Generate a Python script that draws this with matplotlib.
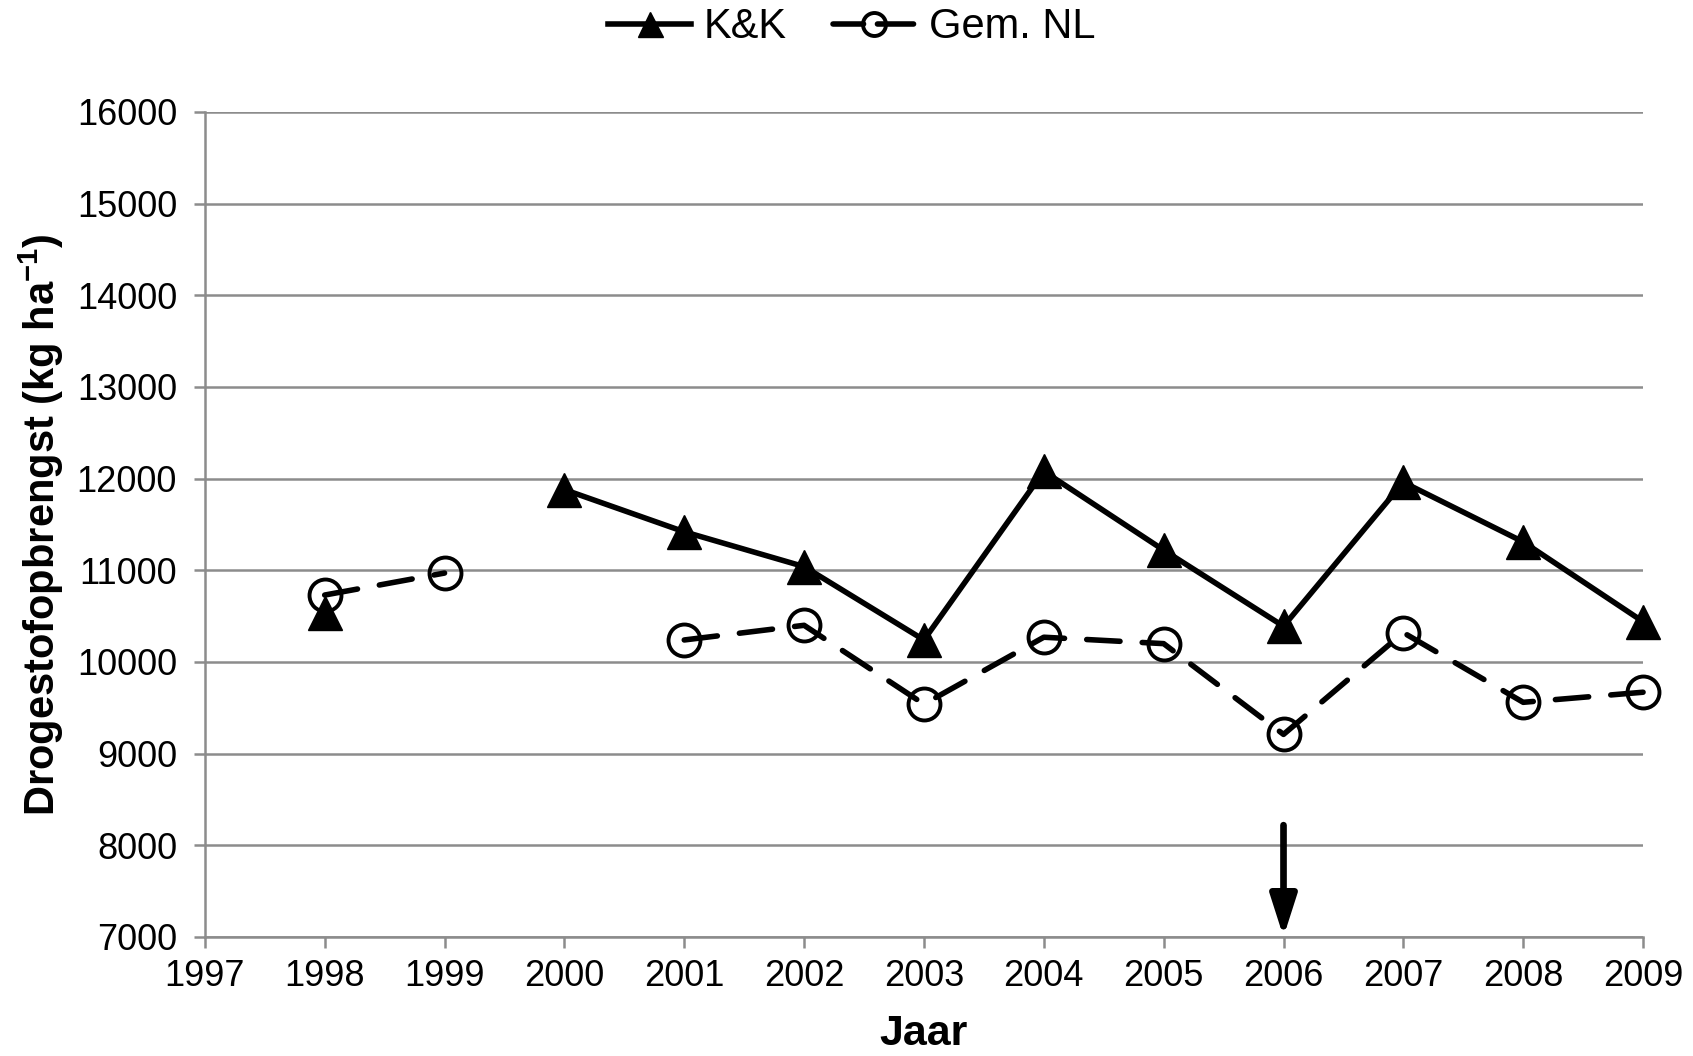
import numpy as np
import matplotlib
matplotlib.use("Agg")
import matplotlib.pyplot as plt

plt.rcParams["font.family"] = ["Liberation Sans", "DejaVu Sans"]
plt.rcParams["mathtext.default"] = "regular"

years = [1998, 1999, 2000, 2001, 2002, 2003, 2004, 2005, 2006, 2007, 2008, 2009]
kk = [10530, np.nan, 11880, 11420, 11040, 10240, 12080, 11220, 10390, 11960, 11310, 10440]
gem_nl = [10730, 10970, np.nan, 10240, 10400, 9540, 10270, 10200, 9210, 10320, 9560, 9670]
arrow_year = 2006

fig = plt.figure(figsize=(16.93, 10.56), dpi=100)
ax = fig.add_axes([0.121, 0.1127, 0.8495, 0.7813])

ax.plot(years, kk, color="black", lw=4, marker="^", ms=25, mfc="black",
        mec="black", label="K&K", zorder=3, clip_on=False)
ax.plot(years, gem_nl, color="black", lw=4, ls=(0, (6, 4)), dash_capstyle="round",
        marker="o", ms=23, mfc="none", mec="black", mew=2.8, label="Gem. NL",
        zorder=3, clip_on=False)

# pijl bij 2006
ax.annotate("", xy=(arrow_year, 7000), xytext=(arrow_year, 8220),
            arrowprops=dict(arrowstyle="-|>,head_width=0.4,head_length=1.25",
                            mutation_scale=20, color="black", lw=4.8,
                            shrinkA=0, shrinkB=0),
            zorder=4)

ax.set_xlim(1997, 2009)
ax.set_ylim(7000, 16000)
ax.set_xticks(range(1997, 2010))
ax.set_yticks(range(7000, 16001, 1000))
ax.yaxis.grid(True, color="#8c8c8c", lw=1.8)
ax.set_axisbelow(True)
for s in ["top", "right"]:
    ax.spines[s].set_visible(False)
for s in ["left", "bottom"]:
    ax.spines[s].set_color("#8c8c8c")
    ax.spines[s].set_linewidth(1.8)
ax.tick_params(axis="both", colors="#8c8c8c", width=1.8, length=8,
               labelsize=26, labelcolor="black")
ax.tick_params(axis="x", pad=8)
ax.tick_params(axis="y", pad=12)

ax.set_xlabel("Jaar", fontsize=31, fontweight="bold", labelpad=14)
ax.set_ylabel("Drogestofopbrengst (kg ha$^{-1}$)", fontsize=30,
              fontweight="bold", labelpad=8)

leg = fig.legend(*ax.get_legend_handles_labels(), loc="center",
                 bbox_to_anchor=(0.503, 0.974), ncol=2, frameon=False,
                 fontsize=30, handlelength=2.0, columnspacing=1.1,
                 handletextpad=0.3, markerscale=0.72)
leg.get_lines()[1].set_linestyle((0, (5.5, 2.5, 6.5, 10)))

fig.savefig("out.png", dpi=100)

What to work on: Extract every line containing the string "matplotlib" from the material.

Problem solution:
Generate a Python script that draws this with matplotlib.
import matplotlib
matplotlib.use("Agg")
import matplotlib.pyplot as plt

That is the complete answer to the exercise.